begin

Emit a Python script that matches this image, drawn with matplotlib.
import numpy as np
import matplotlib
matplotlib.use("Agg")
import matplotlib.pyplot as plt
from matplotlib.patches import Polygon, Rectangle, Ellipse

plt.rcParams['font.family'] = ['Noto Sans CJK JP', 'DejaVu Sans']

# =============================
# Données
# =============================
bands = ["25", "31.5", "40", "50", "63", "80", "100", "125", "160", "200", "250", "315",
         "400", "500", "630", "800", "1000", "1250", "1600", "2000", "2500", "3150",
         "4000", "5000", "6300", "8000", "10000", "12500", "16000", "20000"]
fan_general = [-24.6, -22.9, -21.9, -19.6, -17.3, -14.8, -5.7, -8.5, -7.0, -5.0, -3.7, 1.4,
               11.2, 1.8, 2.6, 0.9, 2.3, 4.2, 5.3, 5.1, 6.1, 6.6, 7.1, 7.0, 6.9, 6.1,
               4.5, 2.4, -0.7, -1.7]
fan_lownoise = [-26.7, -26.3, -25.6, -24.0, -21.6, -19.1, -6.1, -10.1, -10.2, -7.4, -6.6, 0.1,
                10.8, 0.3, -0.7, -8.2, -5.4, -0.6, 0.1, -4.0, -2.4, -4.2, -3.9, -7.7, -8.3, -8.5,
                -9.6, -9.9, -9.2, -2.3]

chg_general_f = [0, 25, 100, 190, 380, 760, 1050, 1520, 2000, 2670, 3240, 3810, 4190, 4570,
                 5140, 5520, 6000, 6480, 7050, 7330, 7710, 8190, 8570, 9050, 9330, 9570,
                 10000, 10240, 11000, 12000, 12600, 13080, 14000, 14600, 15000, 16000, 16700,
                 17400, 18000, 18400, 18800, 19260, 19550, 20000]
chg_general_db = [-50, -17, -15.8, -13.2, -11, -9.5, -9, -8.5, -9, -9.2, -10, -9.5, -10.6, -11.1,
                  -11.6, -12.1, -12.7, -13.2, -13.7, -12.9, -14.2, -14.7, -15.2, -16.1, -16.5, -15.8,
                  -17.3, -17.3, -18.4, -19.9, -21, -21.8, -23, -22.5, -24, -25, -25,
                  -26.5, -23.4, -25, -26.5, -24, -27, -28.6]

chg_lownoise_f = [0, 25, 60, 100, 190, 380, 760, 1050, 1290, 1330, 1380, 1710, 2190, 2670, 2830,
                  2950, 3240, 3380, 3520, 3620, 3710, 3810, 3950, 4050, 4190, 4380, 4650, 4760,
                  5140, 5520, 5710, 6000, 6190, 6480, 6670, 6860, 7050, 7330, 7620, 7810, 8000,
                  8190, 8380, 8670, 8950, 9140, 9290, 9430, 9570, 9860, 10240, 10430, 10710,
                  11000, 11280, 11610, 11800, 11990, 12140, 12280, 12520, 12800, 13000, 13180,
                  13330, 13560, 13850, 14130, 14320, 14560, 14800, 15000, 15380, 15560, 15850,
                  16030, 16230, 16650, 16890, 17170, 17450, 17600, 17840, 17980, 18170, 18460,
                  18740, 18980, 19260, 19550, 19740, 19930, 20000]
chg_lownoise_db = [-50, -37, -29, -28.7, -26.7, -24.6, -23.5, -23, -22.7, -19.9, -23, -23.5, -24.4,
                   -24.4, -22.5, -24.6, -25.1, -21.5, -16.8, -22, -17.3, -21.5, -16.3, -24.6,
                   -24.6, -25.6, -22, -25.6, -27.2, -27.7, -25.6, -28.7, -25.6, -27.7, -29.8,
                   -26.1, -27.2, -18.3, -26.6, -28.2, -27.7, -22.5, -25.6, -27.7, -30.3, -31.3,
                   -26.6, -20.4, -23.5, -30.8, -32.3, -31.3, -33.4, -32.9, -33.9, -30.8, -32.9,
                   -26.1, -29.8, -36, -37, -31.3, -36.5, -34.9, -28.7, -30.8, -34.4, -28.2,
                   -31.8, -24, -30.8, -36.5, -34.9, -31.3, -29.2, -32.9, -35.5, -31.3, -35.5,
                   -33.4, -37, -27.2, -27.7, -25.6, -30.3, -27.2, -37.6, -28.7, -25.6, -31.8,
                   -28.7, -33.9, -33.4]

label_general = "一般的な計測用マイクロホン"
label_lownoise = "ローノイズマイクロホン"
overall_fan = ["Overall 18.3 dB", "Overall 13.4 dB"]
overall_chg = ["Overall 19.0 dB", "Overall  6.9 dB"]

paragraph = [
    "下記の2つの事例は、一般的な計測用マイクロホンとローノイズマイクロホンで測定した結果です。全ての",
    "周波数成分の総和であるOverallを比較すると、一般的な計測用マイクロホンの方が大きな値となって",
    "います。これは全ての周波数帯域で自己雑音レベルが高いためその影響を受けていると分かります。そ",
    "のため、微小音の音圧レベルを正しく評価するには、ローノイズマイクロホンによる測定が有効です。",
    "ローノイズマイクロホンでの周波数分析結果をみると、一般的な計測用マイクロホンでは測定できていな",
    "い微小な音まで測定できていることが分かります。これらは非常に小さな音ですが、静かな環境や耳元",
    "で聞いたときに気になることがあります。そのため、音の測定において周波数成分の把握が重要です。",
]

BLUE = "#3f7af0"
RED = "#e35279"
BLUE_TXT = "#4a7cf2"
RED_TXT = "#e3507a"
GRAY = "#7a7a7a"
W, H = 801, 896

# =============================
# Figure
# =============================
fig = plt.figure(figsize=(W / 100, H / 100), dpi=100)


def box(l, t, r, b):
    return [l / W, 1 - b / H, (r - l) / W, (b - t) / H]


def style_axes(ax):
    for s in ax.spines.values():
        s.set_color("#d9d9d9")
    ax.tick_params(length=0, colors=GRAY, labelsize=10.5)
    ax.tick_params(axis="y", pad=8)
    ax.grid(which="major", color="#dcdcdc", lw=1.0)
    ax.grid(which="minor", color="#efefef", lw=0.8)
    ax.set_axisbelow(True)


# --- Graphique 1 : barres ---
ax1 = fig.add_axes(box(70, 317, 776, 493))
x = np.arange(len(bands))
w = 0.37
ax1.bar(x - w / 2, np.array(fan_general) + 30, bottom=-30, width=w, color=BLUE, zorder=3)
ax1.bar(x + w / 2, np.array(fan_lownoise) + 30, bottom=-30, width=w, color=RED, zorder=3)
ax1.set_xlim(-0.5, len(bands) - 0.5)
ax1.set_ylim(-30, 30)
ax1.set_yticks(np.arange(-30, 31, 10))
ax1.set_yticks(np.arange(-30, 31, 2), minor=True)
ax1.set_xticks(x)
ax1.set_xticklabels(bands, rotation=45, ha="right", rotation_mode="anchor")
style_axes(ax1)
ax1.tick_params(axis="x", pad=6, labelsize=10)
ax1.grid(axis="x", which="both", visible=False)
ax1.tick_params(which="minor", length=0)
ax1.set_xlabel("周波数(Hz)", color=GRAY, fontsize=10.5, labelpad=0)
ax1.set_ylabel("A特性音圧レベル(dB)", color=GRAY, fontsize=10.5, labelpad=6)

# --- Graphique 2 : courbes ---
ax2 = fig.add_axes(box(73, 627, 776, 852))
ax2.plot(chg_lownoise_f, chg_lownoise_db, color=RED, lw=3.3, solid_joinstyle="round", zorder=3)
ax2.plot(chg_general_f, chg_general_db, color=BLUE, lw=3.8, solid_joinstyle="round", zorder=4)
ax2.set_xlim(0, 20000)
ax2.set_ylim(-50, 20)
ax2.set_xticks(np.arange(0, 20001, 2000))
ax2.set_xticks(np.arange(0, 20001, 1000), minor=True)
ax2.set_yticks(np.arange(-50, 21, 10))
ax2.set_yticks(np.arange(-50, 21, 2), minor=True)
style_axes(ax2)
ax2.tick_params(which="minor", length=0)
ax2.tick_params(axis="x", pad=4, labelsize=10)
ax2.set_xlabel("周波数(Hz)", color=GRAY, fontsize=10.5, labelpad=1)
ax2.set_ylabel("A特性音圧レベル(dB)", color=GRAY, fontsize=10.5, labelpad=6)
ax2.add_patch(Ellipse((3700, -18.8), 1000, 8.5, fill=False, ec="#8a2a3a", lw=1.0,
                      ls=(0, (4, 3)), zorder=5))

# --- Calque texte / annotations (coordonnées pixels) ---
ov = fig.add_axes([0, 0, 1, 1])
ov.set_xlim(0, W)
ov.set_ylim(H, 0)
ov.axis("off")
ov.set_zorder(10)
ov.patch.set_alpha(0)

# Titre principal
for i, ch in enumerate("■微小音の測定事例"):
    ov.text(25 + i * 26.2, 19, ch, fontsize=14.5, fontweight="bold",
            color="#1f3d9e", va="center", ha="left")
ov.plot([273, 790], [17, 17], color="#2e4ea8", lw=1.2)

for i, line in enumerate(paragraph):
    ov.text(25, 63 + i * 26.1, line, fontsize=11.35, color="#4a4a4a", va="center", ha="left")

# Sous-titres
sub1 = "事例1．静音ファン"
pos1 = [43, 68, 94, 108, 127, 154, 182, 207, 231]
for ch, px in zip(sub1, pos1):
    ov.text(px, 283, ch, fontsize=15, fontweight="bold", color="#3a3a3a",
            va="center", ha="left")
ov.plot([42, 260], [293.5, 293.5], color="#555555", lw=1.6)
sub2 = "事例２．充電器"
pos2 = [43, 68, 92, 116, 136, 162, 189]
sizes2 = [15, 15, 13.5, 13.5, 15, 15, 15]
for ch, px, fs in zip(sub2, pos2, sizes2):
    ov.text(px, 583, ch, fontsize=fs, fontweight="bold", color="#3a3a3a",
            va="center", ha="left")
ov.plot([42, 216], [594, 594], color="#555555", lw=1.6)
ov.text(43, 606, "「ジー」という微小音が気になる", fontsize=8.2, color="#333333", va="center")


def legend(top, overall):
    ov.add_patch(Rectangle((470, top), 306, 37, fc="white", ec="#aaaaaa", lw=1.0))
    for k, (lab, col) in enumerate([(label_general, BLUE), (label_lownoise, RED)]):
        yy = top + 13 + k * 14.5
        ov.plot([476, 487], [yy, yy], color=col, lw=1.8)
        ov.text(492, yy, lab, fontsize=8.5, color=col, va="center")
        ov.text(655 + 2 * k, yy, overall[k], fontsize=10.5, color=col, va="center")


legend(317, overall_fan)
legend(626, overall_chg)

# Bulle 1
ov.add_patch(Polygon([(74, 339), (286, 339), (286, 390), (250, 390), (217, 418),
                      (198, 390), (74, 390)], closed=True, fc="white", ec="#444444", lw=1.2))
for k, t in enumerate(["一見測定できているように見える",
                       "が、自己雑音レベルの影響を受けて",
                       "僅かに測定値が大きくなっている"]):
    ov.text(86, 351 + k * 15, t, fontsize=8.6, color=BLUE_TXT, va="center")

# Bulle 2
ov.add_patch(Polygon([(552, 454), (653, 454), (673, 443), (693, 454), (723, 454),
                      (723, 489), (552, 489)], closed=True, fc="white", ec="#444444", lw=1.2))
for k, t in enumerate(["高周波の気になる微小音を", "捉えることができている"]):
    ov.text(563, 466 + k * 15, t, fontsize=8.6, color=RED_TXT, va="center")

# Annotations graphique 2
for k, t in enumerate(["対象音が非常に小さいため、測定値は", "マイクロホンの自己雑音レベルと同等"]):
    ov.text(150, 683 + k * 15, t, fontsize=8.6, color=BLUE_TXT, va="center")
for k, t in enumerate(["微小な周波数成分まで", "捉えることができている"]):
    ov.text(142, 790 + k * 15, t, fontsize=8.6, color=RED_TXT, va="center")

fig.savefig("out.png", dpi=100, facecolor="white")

end

Only the lines from the start of the data to the line holding "plt.rcParams['font.family'] = ['Noto" are wanted; return them exactly, both ends included.

▶ _Correct answer_:
Emit a Python script that matches this image, drawn with matplotlib.
import numpy as np
import matplotlib
matplotlib.use("Agg")
import matplotlib.pyplot as plt
from matplotlib.patches import Polygon, Rectangle, Ellipse

plt.rcParams['font.family'] = ['Noto Sans CJK JP', 'DejaVu Sans']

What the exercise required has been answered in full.